> Exercise prompt
Repeat the full listing below verbatim and keep the images out.
-*-*-
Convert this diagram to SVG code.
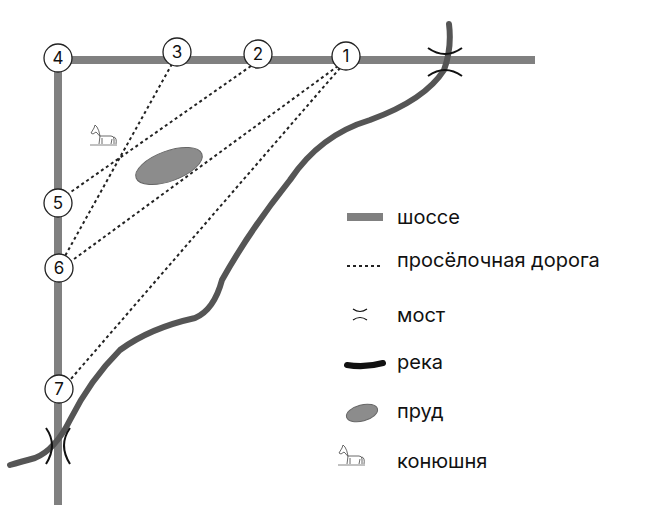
<svg xmlns="http://www.w3.org/2000/svg" width="665" height="514" viewBox="0 0 665 514">
<style>
.road{stroke:#808080;stroke-width:8;fill:none}
.dirt{stroke:#222;stroke-width:2;stroke-dasharray:3,3;fill:none}
.river{stroke:#555;stroke-width:6;fill:none;stroke-linecap:round}
.br{stroke:#111;stroke-width:2;fill:none}
.pond{fill:#8c8c8c;stroke:#666;stroke-width:1}
.nd circle{fill:#fff;stroke:#222;stroke-width:1.3}
text{font-family:"Inter","Liberation Sans",sans-serif;fill:#111}
.nd text{font-size:17px;text-anchor:middle}
.lg{font-size:20px}
</style>
<defs>
<g id="horse" stroke="#444" stroke-width="0.8" fill="none">
<path d="M5,1 L4,4 L1,9 L3,10 L6,8 L8,10 Q9,12 10,12 L21,12 Q24,12 24,15 L24,20 M22,15 L21,20 M10,12 L9,20 M12,14 L12,20 M24,13 Q27,14 26,20 M5,1 L7,3 Q9,6 10,12"/>
<path d="M0,21 L27,21" stroke="#666"/>
</g>
</defs>
<g id="roads">
<path class="road" d="M58,60 H535"/>
<path class="road" d="M58,60 V505"/>
</g>
<g id="river">
<path class="river" d="M449,24 Q452,48 444,70 Q425,100 370,120 Q320,135 290,180 Q250,230 222,280 Q214,310 195,318 Q150,328 120,350 Q90,380 70,420 Q55,450 35,458 Q20,462 10,465"/>
</g>
<g id="pond"><ellipse class="pond" cx="169" cy="166" rx="35" ry="15" transform="rotate(-20 169 166)"/></g>
<g id="stable"><use href="#horse" transform="translate(90,124)"/></g>
<g id="connectors">
<path class="dirt" d="M172,64 L65,256"/>
<path class="dirt" d="M251,66 L68,194"/>
<path class="dirt" d="M338,66 L70,262"/>
<path class="dirt" d="M340,68 L70,380"/>
</g>
<g id="bridges">
<path class="br" d="M428,48 Q445,60 462,48"/>
<path class="br" d="M428,76 Q445,64 462,76"/>
<path class="br" d="M46,428 Q58,445 46,464"/>
<path class="br" d="M70,428 Q58,445 70,464"/>
</g>
<g id="n4" class="nd"><circle cx="58" cy="58" r="14"/><text x="58" y="64">4</text></g>
<g id="n3" class="nd"><circle cx="177" cy="52" r="14"/><text x="177" y="58">3</text></g>
<g id="n2" class="nd"><circle cx="258" cy="54" r="14"/><text x="258" y="60">2</text></g>
<g id="n1" class="nd"><circle cx="346" cy="56" r="14"/><text x="346" y="62">1</text></g>
<g id="n5" class="nd"><circle cx="58" cy="203" r="14"/><text x="58" y="209">5</text></g>
<g id="n6" class="nd"><circle cx="59" cy="268" r="14"/><text x="59" y="274">6</text></g>
<g id="n7" class="nd"><circle cx="59" cy="389" r="14"/><text x="59" y="395">7</text></g>
<g id="legend">
<path class="road" d="M347,217 H383"/><text class="lg" x="397" y="224">шоссе</text>
<path class="dirt" d="M347,266 H383"/><text class="lg" x="397" y="267">просёлочная дорога</text>
<path class="br" style="stroke-width:1.2" d="M353,309 Q360,314 367,309 M353,320 Q360,315 367,320"/><text class="lg" x="397" y="322">мост</text>
<path class="river" style="stroke:#111" d="M347,365 Q365,368 383,363"/><text class="lg" x="397" y="369">река</text>
<ellipse class="pond" cx="362" cy="413" rx="16" ry="8" transform="rotate(-15 362 413)"/><text class="lg" x="397" y="418">пруд</text>
<use href="#horse" transform="translate(338,444)"/><text class="lg" x="397" y="468">конюшня</text>
</g>
</svg>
-*-*-
> Expected answer
Convert this diagram to SVG code.
<svg xmlns="http://www.w3.org/2000/svg" width="665" height="514" viewBox="0 0 665 514">
<style>
.road{stroke:#808080;stroke-width:8;fill:none}
.dirt{stroke:#222;stroke-width:2;stroke-dasharray:3,3;fill:none}
.river{stroke:#555;stroke-width:6;fill:none;stroke-linecap:round}
.br{stroke:#111;stroke-width:2;fill:none}
.pond{fill:#8c8c8c;stroke:#666;stroke-width:1}
.nd circle{fill:#fff;stroke:#222;stroke-width:1.3}
text{font-family:"Inter","Liberation Sans",sans-serif;fill:#111}
.nd text{font-size:17px;text-anchor:middle}
.lg{font-size:20px}
</style>
<defs>
<g id="horse" stroke="#444" stroke-width="0.8" fill="none">
<path d="M5,1 L4,4 L1,9 L3,10 L6,8 L8,10 Q9,12 10,12 L21,12 Q24,12 24,15 L24,20 M22,15 L21,20 M10,12 L9,20 M12,14 L12,20 M24,13 Q27,14 26,20 M5,1 L7,3 Q9,6 10,12"/>
<path d="M0,21 L27,21" stroke="#666"/>
</g>
</defs>
<g id="roads">
<path class="road" d="M58,60 H535"/>
<path class="road" d="M58,60 V505"/>
</g>
<g id="river">
<path class="river" d="M449,24 Q452,48 444,70 Q425,100 370,120 Q320,135 290,180 Q250,230 222,280 Q214,310 195,318 Q150,328 120,350 Q90,380 70,420 Q55,450 35,458 Q20,462 10,465"/>
</g>
<g id="pond"><ellipse class="pond" cx="169" cy="166" rx="35" ry="15" transform="rotate(-20 169 166)"/></g>
<g id="stable"><use href="#horse" transform="translate(90,124)"/></g>
<g id="connectors">
<path class="dirt" d="M172,64 L65,256"/>
<path class="dirt" d="M251,66 L68,194"/>
<path class="dirt" d="M338,66 L70,262"/>
<path class="dirt" d="M340,68 L70,380"/>
</g>
<g id="bridges">
<path class="br" d="M428,48 Q445,60 462,48"/>
<path class="br" d="M428,76 Q445,64 462,76"/>
<path class="br" d="M46,428 Q58,445 46,464"/>
<path class="br" d="M70,428 Q58,445 70,464"/>
</g>
<g id="n4" class="nd"><circle cx="58" cy="58" r="14"/><text x="58" y="64">4</text></g>
<g id="n3" class="nd"><circle cx="177" cy="52" r="14"/><text x="177" y="58">3</text></g>
<g id="n2" class="nd"><circle cx="258" cy="54" r="14"/><text x="258" y="60">2</text></g>
<g id="n1" class="nd"><circle cx="346" cy="56" r="14"/><text x="346" y="62">1</text></g>
<g id="n5" class="nd"><circle cx="58" cy="203" r="14"/><text x="58" y="209">5</text></g>
<g id="n6" class="nd"><circle cx="59" cy="268" r="14"/><text x="59" y="274">6</text></g>
<g id="n7" class="nd"><circle cx="59" cy="389" r="14"/><text x="59" y="395">7</text></g>
<g id="legend">
<path class="road" d="M347,217 H383"/><text class="lg" x="397" y="224">шоссе</text>
<path class="dirt" d="M347,266 H383"/><text class="lg" x="397" y="267">просёлочная дорога</text>
<path class="br" style="stroke-width:1.2" d="M353,309 Q360,314 367,309 M353,320 Q360,315 367,320"/><text class="lg" x="397" y="322">мост</text>
<path class="river" style="stroke:#111" d="M347,365 Q365,368 383,363"/><text class="lg" x="397" y="369">река</text>
<ellipse class="pond" cx="362" cy="413" rx="16" ry="8" transform="rotate(-15 362 413)"/><text class="lg" x="397" y="418">пруд</text>
<use href="#horse" transform="translate(338,444)"/><text class="lg" x="397" y="468">конюшня</text>
</g>
</svg>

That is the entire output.